For years, climate action in the automotive industry was framed as a cost, an expensive compliance exercise driven by regulation and public pressure. That framing is now obsolete.
In 2026, SDG 13 (Climate Action) has quietly become one of the most powerful financial levers in the automotive sector. Not because it looks good in sustainability reports, but because capital markets, regulators, and consumers are now pricing climate risk and climate leadership directly into valuation.
The first impact is happening in the cost of capital. Institutional investors increasingly apply a risk discount to manufacturers with unclear or unconvincing climate transition plans.
Automotive firms with high ESG transparency are now able to access capital at meaningfully lower rates, particularly through green bonds and sustainability-linked financing.
In an industry where EV retooling and factory upgrades cost billions, even a modest reduction in financing costs can preserve hundreds of millions in long-term cash flow.
Climate action is also becoming an operational moat.
SDG 13 is accelerating the shift toward circular manufacturing, recycled aluminium, green steel, and battery reuse. These aren’t just environmental wins.

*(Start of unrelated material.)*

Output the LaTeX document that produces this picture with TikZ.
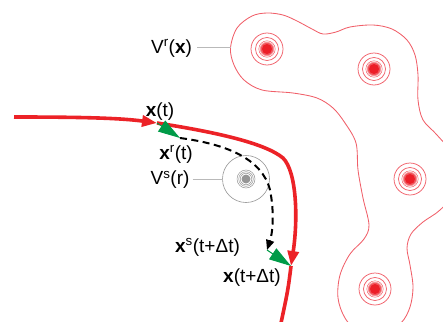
\documentclass[tikz,border=0pt]{standalone}
\usepackage{fontspec}
\setmainfont{Liberation Sans}
\usetikzlibrary{arrows.meta}
\definecolor{traj}{RGB}{236,34,39}
\definecolor{cont}{RGB}{240,95,105}
\definecolor{src}{RGB}{236,30,40}
\definecolor{grn}{RGB}{0,155,72}
\definecolor{lead}{RGB}{185,185,185}
\definecolor{vsg}{RGB}{150,150,150}
\tikzset{
  lbl/.style={inner sep=0pt, anchor=base, font=\fontsize{19}{22}\selectfont},
  trajline/.style={draw=traj, line width=3.6pt},
  trajtip/.style={-{Triangle[length=15pt,width=11pt]}},
  dashline/.style={draw=black, line width=2pt, dash pattern=on 7pt off 4.5pt},
  grnarrow/.style={draw=grn, fill=grn, line width=1pt, -{Triangle[length=22pt,width=13pt]}},
  leader/.style={draw=lead, line width=0.7pt},
  ring/.style={draw=cont, line width=0.75pt},
  graying/.style={draw=vsg, line width=0.6pt}
}
\begin{document}
\begin{tikzpicture}[x=1pt,y=-1pt]
\useasboundingbox (0,0) rectangle (443,321);
\clip (0,0) rectangle (443,321);
% red contour V^r
\draw[draw=cont, line width=0.85pt] plot[smooth cycle, tension=0.55] coordinates {
 (230.5,48) (237,28) (252,16) (267,13) (283,15) (297,21) (312,29) (323,34)
 (336,32) (350,27) (373,25) (392,29) (407,40) (415,55) (418,75) (418,100)
 (423,120) (437,135) (452,155) (456,190) (440,210) (423,222) (411,234)
 (407,248) (410,265) (413,287) (410,307) (401,323) (380,338) (360,334)
 (345,318) (338,298) (340,275) (350,254) (364,239) (369,225) (363,198)
 (358,170) (356,143) (345,123) (333,108) (317,98) (293,93) (262,90)
 (244,80) (234,65)};
\coordinate (vrc) at (230.5,47);
% sources
\foreach \n/\cx/\cy in {s1/267/49, s2/374/69, s3/410/179, s4/375/289}{
  \coordinate (\n) at (\cx,\cy);
  \draw[ring] (\n) circle (16);
  \draw[ring] (\n) circle (11.5);
  \draw[ring, line width=0.5pt] (\n) circle (8.2);
  \fill[src!45] (\n) circle (7.2);
  \fill[src!75] (\n) circle (6.2);
  \fill[src] (\n) circle (5);
}
% gray V^s
\coordinate (vs) at (246,179);
\draw[graying] (vs) circle (23.5);
\draw[graying, line width=0.5pt] (vs) circle (9);
\draw[graying, line width=0.5pt] (vs) circle (7.3);
\draw[graying, line width=0.5pt] (vs) circle (5.8);
\fill[vsg] (vs) circle (4.5);
\coordinate (vsw) at (222.5,179);
% key points
\coordinate (start) at (14,117);
\coordinate (xt) at (157,123);
\coordinate (xr) at (180,138);
\coordinate (xs) at (267,250);
\coordinate (xdt) at (291,266);
\coordinate (endp) at (281,323);
% trajectory
\draw[trajline, trajtip] (start) .. controls (80,117) and (120,118) .. (xt);
\draw[trajline, trajtip] (xt) .. controls (215,132) and (265,143) .. (283,158)
   .. controls (297,172) and (298,220) .. (xdt);
\draw[trajline] (xdt) .. controls (288,290) .. (endp);
% dashed
\draw[dashline, -{Triangle[length=10pt,width=8pt]}] (xr) .. controls (225,144) and (262,158) .. (270,190)
   .. controls (275,215) and (272,235) .. (xs);
% green
\draw[grnarrow] (xt) -- (xr);
\draw[grnarrow] (xs) -- (xdt);
% labels
\node[lbl] (lxt) at (160,116.5) {\textbf{x}(t)};
\node[lbl] (lxr) at (176,159) {\textbf{x}\textsuperscript{r}(t)};
\node[lbl] (lvs) at (170,184.5) {V\textsuperscript{s}(r)};
\node[lbl] (lxs) at (207.5,252) {\textbf{x}\textsuperscript{s}(t+Δt)};
\node[lbl] (lxdt) at (252,282) {\textbf{x}(t+Δt)};
\node[lbl] (lvr) at (171.5,53) {V\textsuperscript{r}(\textbf{x})};
% leaders
\draw[leader] ([xshift=5pt]lvr.east |- vrc) -- (vrc);
\draw[leader] ([xshift=3pt]lvs.east |- vsw) -- (vsw);
\end{tikzpicture}
\end{document}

According to International Aluminium Institute, recycled aluminium, for example, requires up to 95% less energy than primary production, insulating manufacturers from commodity price shocks.
As the EU’s Carbon Border Adjustment Mechanism (IACBAM | International Association for the Carbon Border Adjustment Mechanism) takes effect, companies that failed to address Scope 3 emissions will see margins eroded by carbon costs, while early movers maintain pricing stability.
Then there’s the revenue side.
A distinct “conscious premium” is emerging in the market. Consumers are increasingly willing to pay more for vehicles with a verified low-carbon lifecycle, extending beyond the tailpipe to the factory floor and supply chain.
The ROI of SDG 13 is only “hidden” if you’re still using a 20th-century spreadsheet.
To the modern CFO and CEO, climate action is a proxy for management quality. If a leadership team can navigate the complexity of a global net-zero transition, they are likely excelling at capital discipline, operational efficiency, and long-term risk management.